Inspiring Book: Day of the Cheetah
I read Day of the Cheetah by Dale Brown at just the right time: technologically a lot of what is in the book was (and still is) possible, and the world around me was starting to embrace new technologies (I read this right before the internet got going). I was also a huge aviation fan and playing a lot of flight simulator games.
I love love love love this book.
The US Air Force as a part of of its research and development of next generation aircraft produces a fighter jet that combines a lot of cutting edge technologies. The crown jewel is its thought controlled interface. That’s right, a pilot flies the plane and takes in all of the sensor information via a neural interface.
When the plane is stolen from Area 51 (side note: this book was the first time I had heard of the place!), a group of pilots and scientists race to capture or destroy the plane using another advanced prototype called the Cheetah. It is basically an advanced F-15 with an incredibly good aircrew vs. an extremely advanced blend of man and machine.
What is awesome about this book
As I mentioned, I read this book at the right time. In school I was really into electronics and aviation. Computers and the internet were really gathering momentum. This book just screamed out my name.
The technology in the book seemed so accessible to me as I read it. Things were based in near-science instead of just made up BS. In fact, a lot of the things in the book (vectored thrust for example) and now somewhat commonplace in aviation.
The idea of a man-machine interface at this level was mind blowing to me. The description of how the pilots were able to use a fusion of sensor data like seeing the radar sweeps in a “visual” way was breathtaking for me.
Around this time I was reading a fair number of Tom Clancy books, and this was the first techno-thriller I read that wasn’t by him. It really opened my eyes up to the possibility of other writers and ideas. I went back and read the predecessor to this book (Flight of the Old Dog) and loved it too.
Sadly, much like Tom Clancy’s novels the later books from Dale Brown just didn’t resonate with me as strongly, so I stopped reading them.
The final showdown in the book also highlights that as “perfect” as a computer might seem, a human’s ability to think creatively will usually be a computer’s undoing. This is something that I have personally witnessed many times over the years, usually when someone puts an unexpected input into one of programs…
What captures my imagination
A lot of what was in the book seemed very plausible to me in the mid 1990’s. I think the fact that several things have come to pass is proof that this book was an example of things to come, as opposed to wild speculation.
There were really two things in the book that captured my imagination and have stuck with me through the years.

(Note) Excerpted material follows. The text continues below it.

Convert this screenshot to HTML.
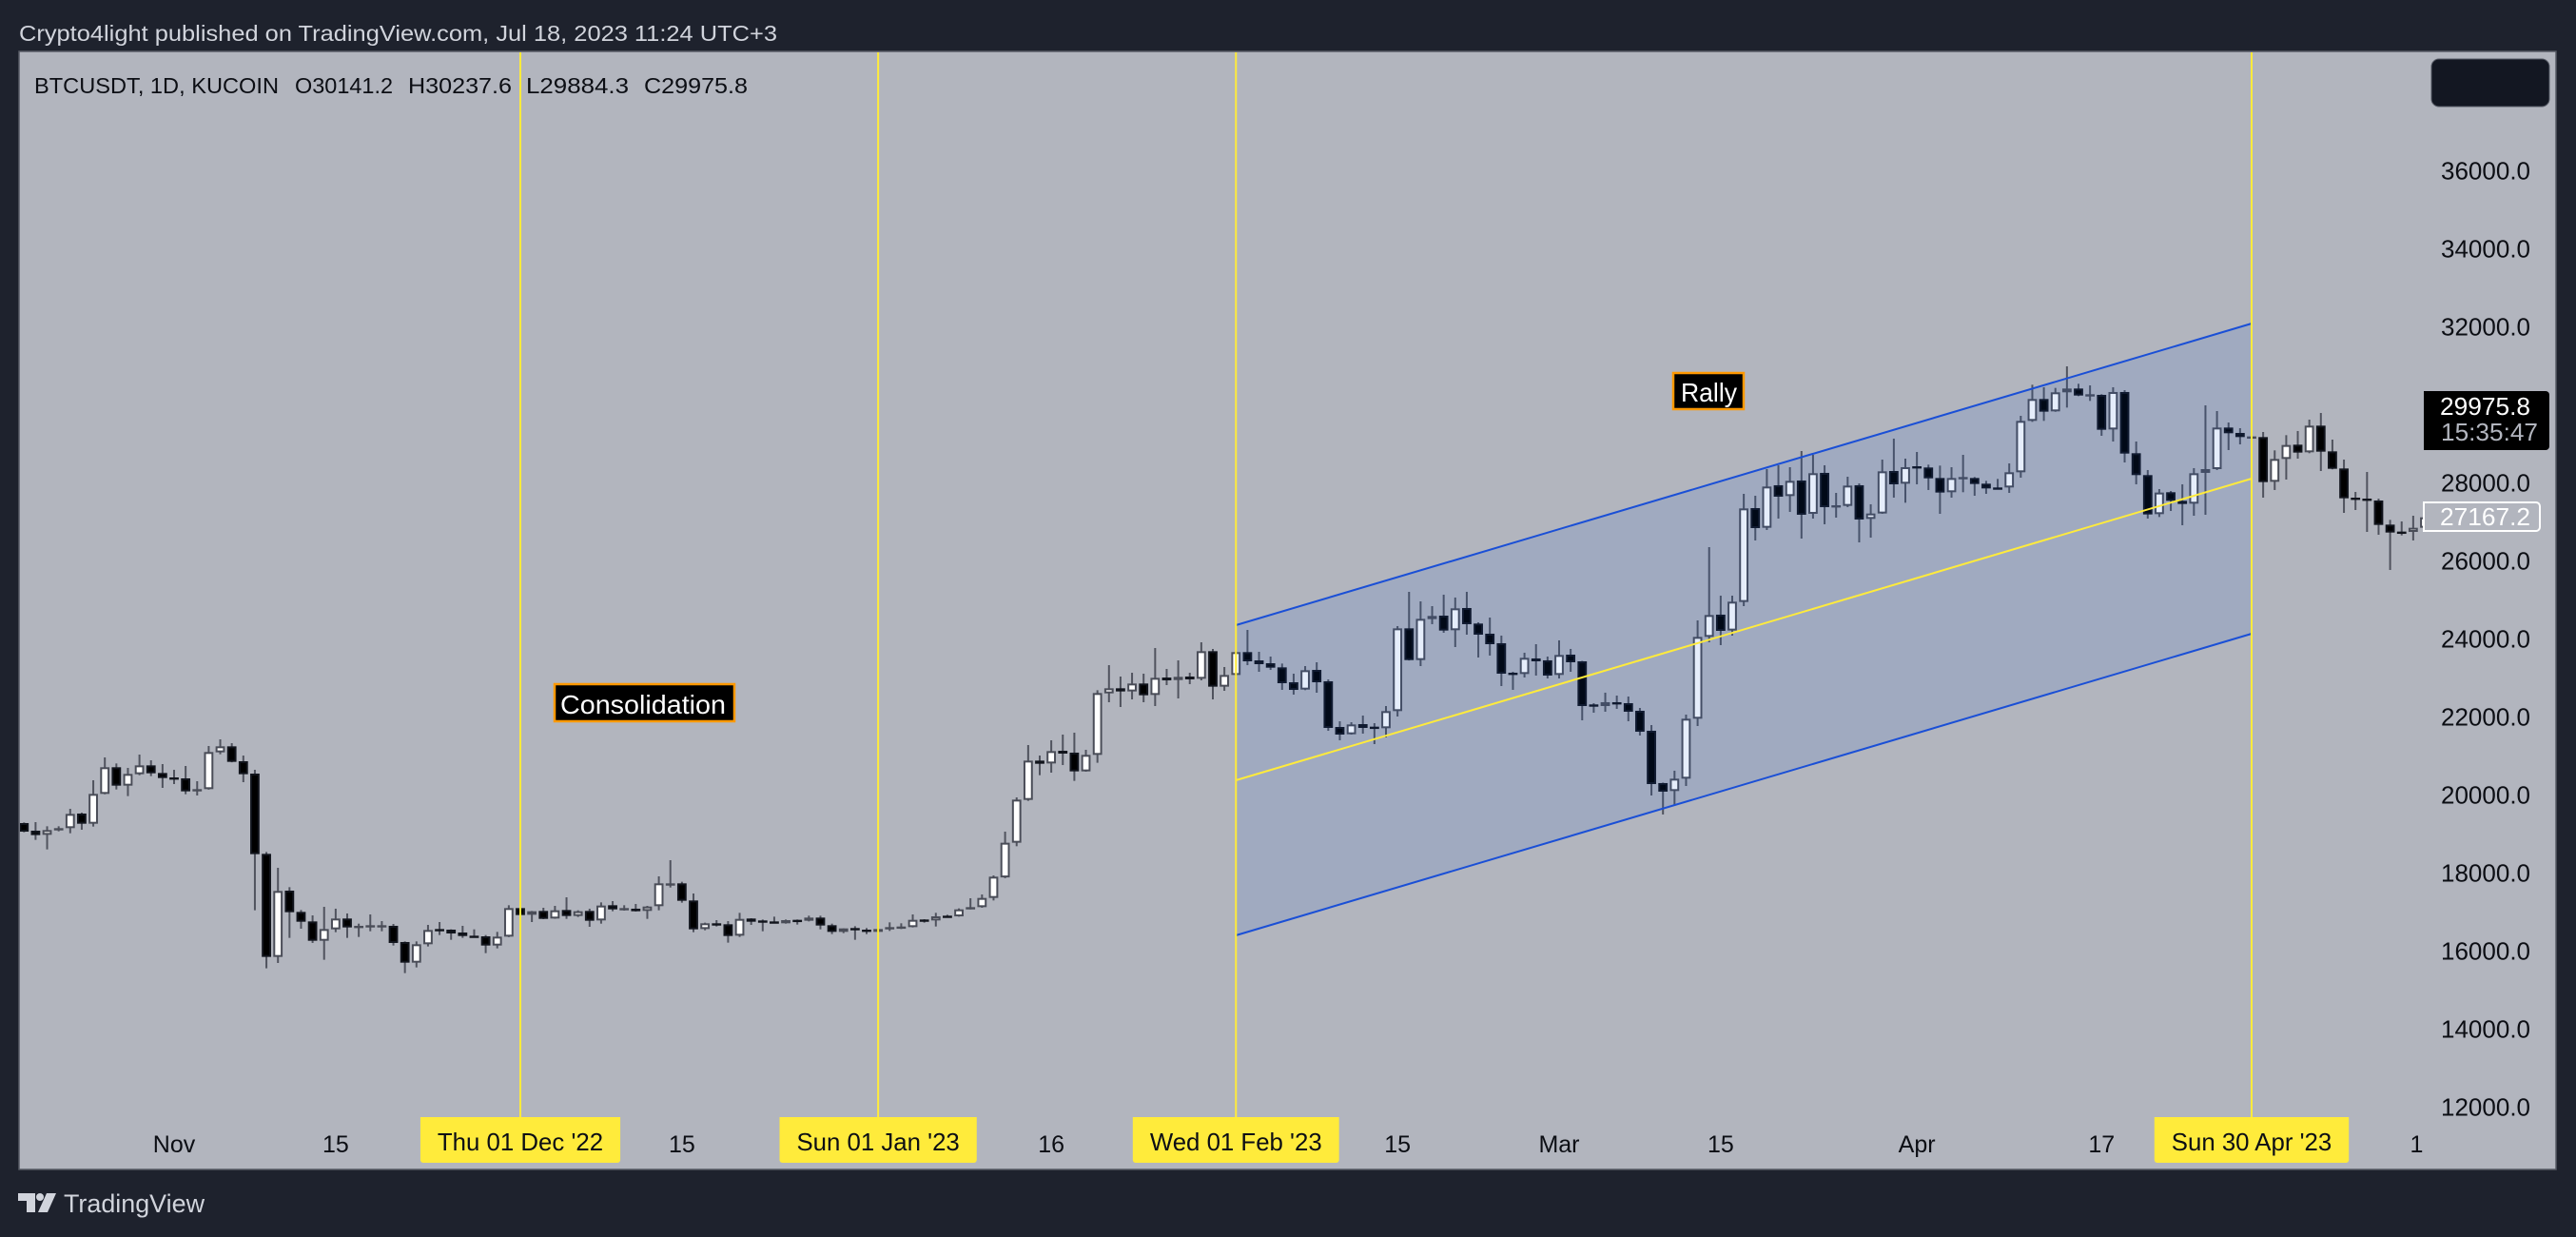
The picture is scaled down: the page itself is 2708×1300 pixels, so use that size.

The first is the general technological theme of the book: we can refine our current technology and produce something really incredible.
Side note: I will say that today it would be cool to have a human-computer interface like this, but I’m unsure if the pilot should be in the plane. It seems like the plane would be even more lethal if the pilot could be remote, like a drone pilot. Of course, if it was fully automated that would be even more awesome, but would take a lot away from the book’s thriller/chase feel.
The other thing was that the Soviets were willing to play such a long-ball game. The agent they planted was sooo deep undercover that no one knew or suspected anything. And when he was put there the Soviets had no idea that he would wind up in the cockpit of such an advanced aircraft. Their willingness to a) play chess like this and b) make an investment with such an uncertain payoff was really revolutionary to me.
I have tried to think as far ahead in real life as these fictional characters did, but have found it very challenging. It took me a long time to realize that a lot of the successful people I’ve encountered are successful because they have made these types of strategic moves.
What I’m taking away from this book
- It is possible to make something that is truly advanced from everything around it (Don’t be limited by the here and now!)
- Sometimes you need to make a move and be ok with it not paying off for a while
- A small group of people using sound science and engineering principals can make a huge breakthrough (hello SpaceX!)
- The human element should never be discounted: machines might be faster or more accurate, but they will probably never be as good as a combination of humans and machine working together. Too much faith in either one will lead to disappointment.